*EXERCISE DIRECTIONS*. Leave out the images; return the rest of the data exactly.

(Figure scripts)
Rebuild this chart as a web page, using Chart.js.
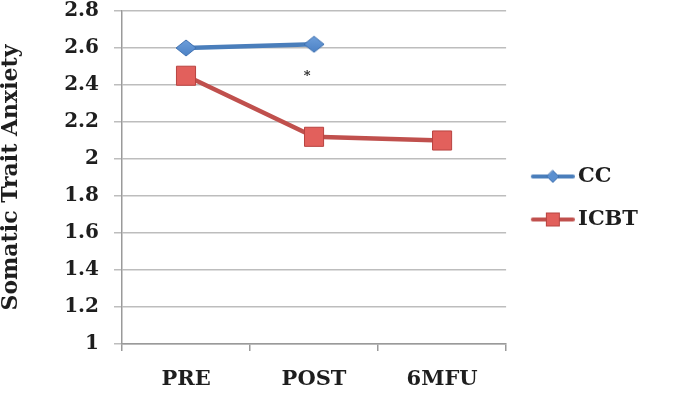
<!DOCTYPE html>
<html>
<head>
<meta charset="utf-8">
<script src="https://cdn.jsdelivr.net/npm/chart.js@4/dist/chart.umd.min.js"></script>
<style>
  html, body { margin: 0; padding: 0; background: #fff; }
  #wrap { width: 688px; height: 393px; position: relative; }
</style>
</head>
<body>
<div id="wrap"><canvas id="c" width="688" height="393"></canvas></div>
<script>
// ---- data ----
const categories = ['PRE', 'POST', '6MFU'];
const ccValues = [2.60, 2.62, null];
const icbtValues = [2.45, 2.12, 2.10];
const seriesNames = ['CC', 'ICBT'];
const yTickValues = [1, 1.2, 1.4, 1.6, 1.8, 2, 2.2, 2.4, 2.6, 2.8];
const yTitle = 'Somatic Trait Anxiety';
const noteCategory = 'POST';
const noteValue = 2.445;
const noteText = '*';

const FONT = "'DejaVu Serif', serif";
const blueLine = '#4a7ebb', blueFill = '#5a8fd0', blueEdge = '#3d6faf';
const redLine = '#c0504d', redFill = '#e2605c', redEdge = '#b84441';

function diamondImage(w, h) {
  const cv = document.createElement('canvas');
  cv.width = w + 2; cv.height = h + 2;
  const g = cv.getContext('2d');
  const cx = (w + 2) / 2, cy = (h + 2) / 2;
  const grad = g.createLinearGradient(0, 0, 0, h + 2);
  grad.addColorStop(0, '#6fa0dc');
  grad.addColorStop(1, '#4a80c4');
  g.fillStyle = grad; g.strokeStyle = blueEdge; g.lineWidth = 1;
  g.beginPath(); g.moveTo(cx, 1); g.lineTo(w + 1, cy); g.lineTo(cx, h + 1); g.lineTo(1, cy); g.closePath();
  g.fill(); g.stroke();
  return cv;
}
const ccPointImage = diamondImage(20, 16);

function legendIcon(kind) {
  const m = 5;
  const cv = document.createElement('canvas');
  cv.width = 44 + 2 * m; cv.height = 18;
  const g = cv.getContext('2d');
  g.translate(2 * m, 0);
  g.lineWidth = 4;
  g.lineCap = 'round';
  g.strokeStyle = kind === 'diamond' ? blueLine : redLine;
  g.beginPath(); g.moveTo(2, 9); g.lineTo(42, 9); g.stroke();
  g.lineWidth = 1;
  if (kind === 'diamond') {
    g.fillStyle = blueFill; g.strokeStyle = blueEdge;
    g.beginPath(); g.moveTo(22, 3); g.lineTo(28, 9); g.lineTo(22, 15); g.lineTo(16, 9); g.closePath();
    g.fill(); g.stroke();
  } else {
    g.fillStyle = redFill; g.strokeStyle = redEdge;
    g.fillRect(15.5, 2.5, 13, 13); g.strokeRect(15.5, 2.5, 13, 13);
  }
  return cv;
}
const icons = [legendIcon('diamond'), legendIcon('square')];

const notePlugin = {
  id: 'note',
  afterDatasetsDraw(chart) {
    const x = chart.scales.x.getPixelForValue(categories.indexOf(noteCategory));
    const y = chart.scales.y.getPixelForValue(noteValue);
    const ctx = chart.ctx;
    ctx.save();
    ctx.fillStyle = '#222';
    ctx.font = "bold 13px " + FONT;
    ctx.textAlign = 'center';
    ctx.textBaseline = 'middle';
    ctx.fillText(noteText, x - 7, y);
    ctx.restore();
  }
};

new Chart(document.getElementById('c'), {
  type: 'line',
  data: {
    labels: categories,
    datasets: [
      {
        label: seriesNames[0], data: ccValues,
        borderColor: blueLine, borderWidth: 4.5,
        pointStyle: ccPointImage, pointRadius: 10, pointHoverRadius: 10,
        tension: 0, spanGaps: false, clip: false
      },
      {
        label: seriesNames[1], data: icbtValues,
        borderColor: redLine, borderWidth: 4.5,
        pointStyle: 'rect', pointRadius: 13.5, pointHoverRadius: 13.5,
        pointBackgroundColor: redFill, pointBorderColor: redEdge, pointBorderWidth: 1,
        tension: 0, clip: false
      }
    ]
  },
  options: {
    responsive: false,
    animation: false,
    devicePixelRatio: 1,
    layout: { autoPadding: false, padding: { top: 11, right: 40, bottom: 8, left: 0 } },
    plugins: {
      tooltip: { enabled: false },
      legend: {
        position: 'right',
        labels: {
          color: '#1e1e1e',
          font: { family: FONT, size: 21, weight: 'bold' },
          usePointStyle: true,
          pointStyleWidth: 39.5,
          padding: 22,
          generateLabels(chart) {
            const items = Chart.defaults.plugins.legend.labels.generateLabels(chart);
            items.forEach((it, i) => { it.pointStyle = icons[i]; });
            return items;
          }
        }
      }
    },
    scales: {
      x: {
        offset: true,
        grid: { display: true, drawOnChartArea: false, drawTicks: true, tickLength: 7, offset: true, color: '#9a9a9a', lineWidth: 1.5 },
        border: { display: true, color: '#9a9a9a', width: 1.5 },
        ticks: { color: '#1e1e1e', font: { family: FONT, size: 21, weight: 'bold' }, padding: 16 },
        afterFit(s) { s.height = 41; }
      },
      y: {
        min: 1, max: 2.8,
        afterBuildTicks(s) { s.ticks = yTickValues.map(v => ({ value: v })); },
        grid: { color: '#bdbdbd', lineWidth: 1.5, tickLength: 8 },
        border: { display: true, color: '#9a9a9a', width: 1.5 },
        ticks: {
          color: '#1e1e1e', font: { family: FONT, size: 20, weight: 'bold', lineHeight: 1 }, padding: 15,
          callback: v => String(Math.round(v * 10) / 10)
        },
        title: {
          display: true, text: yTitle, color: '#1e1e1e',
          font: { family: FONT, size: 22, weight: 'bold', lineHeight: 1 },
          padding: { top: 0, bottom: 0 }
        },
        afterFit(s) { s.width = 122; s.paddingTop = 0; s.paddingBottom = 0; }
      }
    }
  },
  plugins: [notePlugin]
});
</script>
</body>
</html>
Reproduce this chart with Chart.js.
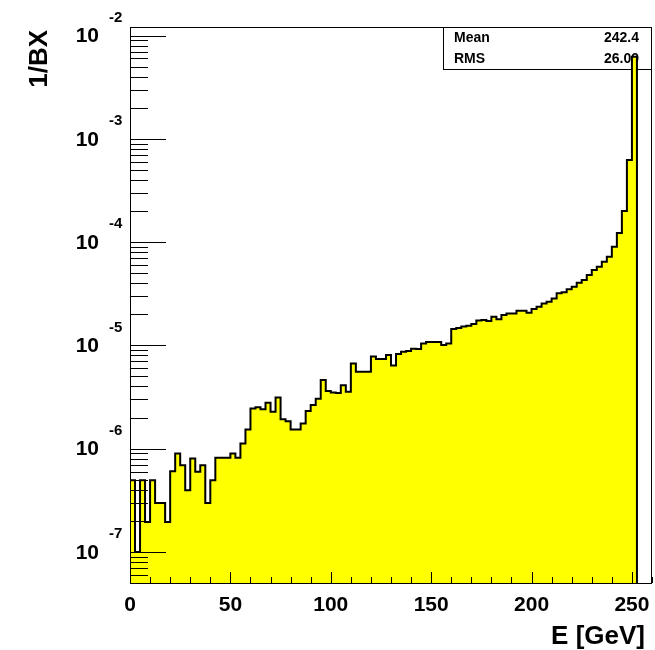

*EXERCISE RESPONSE*.
Rebuild this chart as a web page, using Chart.js.
<!DOCTYPE html>
<html>
<head>
<meta charset="utf-8">
<script src="https://cdn.jsdelivr.net/npm/chart.js@4/dist/chart.umd.min.js"></script>
<style>
  html, body { margin: 0; padding: 0; background: #fff; }
  #wrap { width: 688px; height: 393px; position: relative; }
</style>
</head>
<body>
<div id="wrap"><canvas id="c" width="688" height="393"></canvas></div>
<script>
// ---- data ----
const categories = ['PRE', 'POST', '6MFU'];
const ccValues = [2.60, 2.62, null];
const icbtValues = [2.45, 2.12, 2.10];
const seriesNames = ['CC', 'ICBT'];
const yTickValues = [1, 1.2, 1.4, 1.6, 1.8, 2, 2.2, 2.4, 2.6, 2.8];
const yTitle = 'Somatic Trait Anxiety';
const noteCategory = 'POST';
const noteValue = 2.445;
const noteText = '*';

const FONT = "'DejaVu Serif', serif";
const blueLine = '#4a7ebb', blueFill = '#5a8fd0', blueEdge = '#3d6faf';
const redLine = '#c0504d', redFill = '#e2605c', redEdge = '#b84441';

function diamondImage(w, h) {
  const cv = document.createElement('canvas');
  cv.width = w + 2; cv.height = h + 2;
  const g = cv.getContext('2d');
  const cx = (w + 2) / 2, cy = (h + 2) / 2;
  const grad = g.createLinearGradient(0, 0, 0, h + 2);
  grad.addColorStop(0, '#6fa0dc');
  grad.addColorStop(1, '#4a80c4');
  g.fillStyle = grad; g.strokeStyle = blueEdge; g.lineWidth = 1;
  g.beginPath(); g.moveTo(cx, 1); g.lineTo(w + 1, cy); g.lineTo(cx, h + 1); g.lineTo(1, cy); g.closePath();
  g.fill(); g.stroke();
  return cv;
}
const ccPointImage = diamondImage(20, 16);

function legendIcon(kind) {
  const m = 5;
  const cv = document.createElement('canvas');
  cv.width = 44 + 2 * m; cv.height = 18;
  const g = cv.getContext('2d');
  g.translate(2 * m, 0);
  g.lineWidth = 4;
  g.lineCap = 'round';
  g.strokeStyle = kind === 'diamond' ? blueLine : redLine;
  g.beginPath(); g.moveTo(2, 9); g.lineTo(42, 9); g.stroke();
  g.lineWidth = 1;
  if (kind === 'diamond') {
    g.fillStyle = blueFill; g.strokeStyle = blueEdge;
    g.beginPath(); g.moveTo(22, 3); g.lineTo(28, 9); g.lineTo(22, 15); g.lineTo(16, 9); g.closePath();
    g.fill(); g.stroke();
  } else {
    g.fillStyle = redFill; g.strokeStyle = redEdge;
    g.fillRect(15.5, 2.5, 13, 13); g.strokeRect(15.5, 2.5, 13, 13);
  }
  return cv;
}
const icons = [legendIcon('diamond'), legendIcon('square')];

const notePlugin = {
  id: 'note',
  afterDatasetsDraw(chart) {
    const x = chart.scales.x.getPixelForValue(categories.indexOf(noteCategory));
    const y = chart.scales.y.getPixelForValue(noteValue);
    const ctx = chart.ctx;
    ctx.save();
    ctx.fillStyle = '#222';
    ctx.font = "bold 13px " + FONT;
    ctx.textAlign = 'center';
    ctx.textBaseline = 'middle';
    ctx.fillText(noteText, x - 7, y);
    ctx.restore();
  }
};

new Chart(document.getElementById('c'), {
  type: 'line',
  data: {
    labels: categories,
    datasets: [
      {
        label: seriesNames[0], data: ccValues,
        borderColor: blueLine, borderWidth: 4.5,
        pointStyle: ccPointImage, pointRadius: 10, pointHoverRadius: 10,
        tension: 0, spanGaps: false, clip: false
      },
      {
        label: seriesNames[1], data: icbtValues,
        borderColor: redLine, borderWidth: 4.5,
        pointStyle: 'rect', pointRadius: 13.5, pointHoverRadius: 13.5,
        pointBackgroundColor: redFill, pointBorderColor: redEdge, pointBorderWidth: 1,
        tension: 0, clip: false
      }
    ]
  },
  options: {
    responsive: false,
    animation: false,
    devicePixelRatio: 1,
    layout: { autoPadding: false, padding: { top: 11, right: 40, bottom: 8, left: 0 } },
    plugins: {
      tooltip: { enabled: false },
      legend: {
        position: 'right',
        labels: {
          color: '#1e1e1e',
          font: { family: FONT, size: 21, weight: 'bold' },
          usePointStyle: true,
          pointStyleWidth: 39.5,
          padding: 22,
          generateLabels(chart) {
            const items = Chart.defaults.plugins.legend.labels.generateLabels(chart);
            items.forEach((it, i) => { it.pointStyle = icons[i]; });
            return items;
          }
        }
      }
    },
    scales: {
      x: {
        offset: true,
        grid: { display: true, drawOnChartArea: false, drawTicks: true, tickLength: 7, offset: true, color: '#9a9a9a', lineWidth: 1.5 },
        border: { display: true, color: '#9a9a9a', width: 1.5 },
        ticks: { color: '#1e1e1e', font: { family: FONT, size: 21, weight: 'bold' }, padding: 16 },
        afterFit(s) { s.height = 41; }
      },
      y: {
        min: 1, max: 2.8,
        afterBuildTicks(s) { s.ticks = yTickValues.map(v => ({ value: v })); },
        grid: { color: '#bdbdbd', lineWidth: 1.5, tickLength: 8 },
        border: { display: true, color: '#9a9a9a', width: 1.5 },
        ticks: {
          color: '#1e1e1e', font: { family: FONT, size: 20, weight: 'bold', lineHeight: 1 }, padding: 15,
          callback: v => String(Math.round(v * 10) / 10)
        },
        title: {
          display: true, text: yTitle, color: '#1e1e1e',
          font: { family: FONT, size: 22, weight: 'bold', lineHeight: 1 },
          padding: { top: 0, bottom: 0 }
        },
        afterFit(s) { s.width = 122; s.paddingTop = 0; s.paddingBottom = 0; }
      }
    }
  },
  plugins: [notePlugin]
});
</script>
</body>
</html>
Reproduce this chart with Chart.js.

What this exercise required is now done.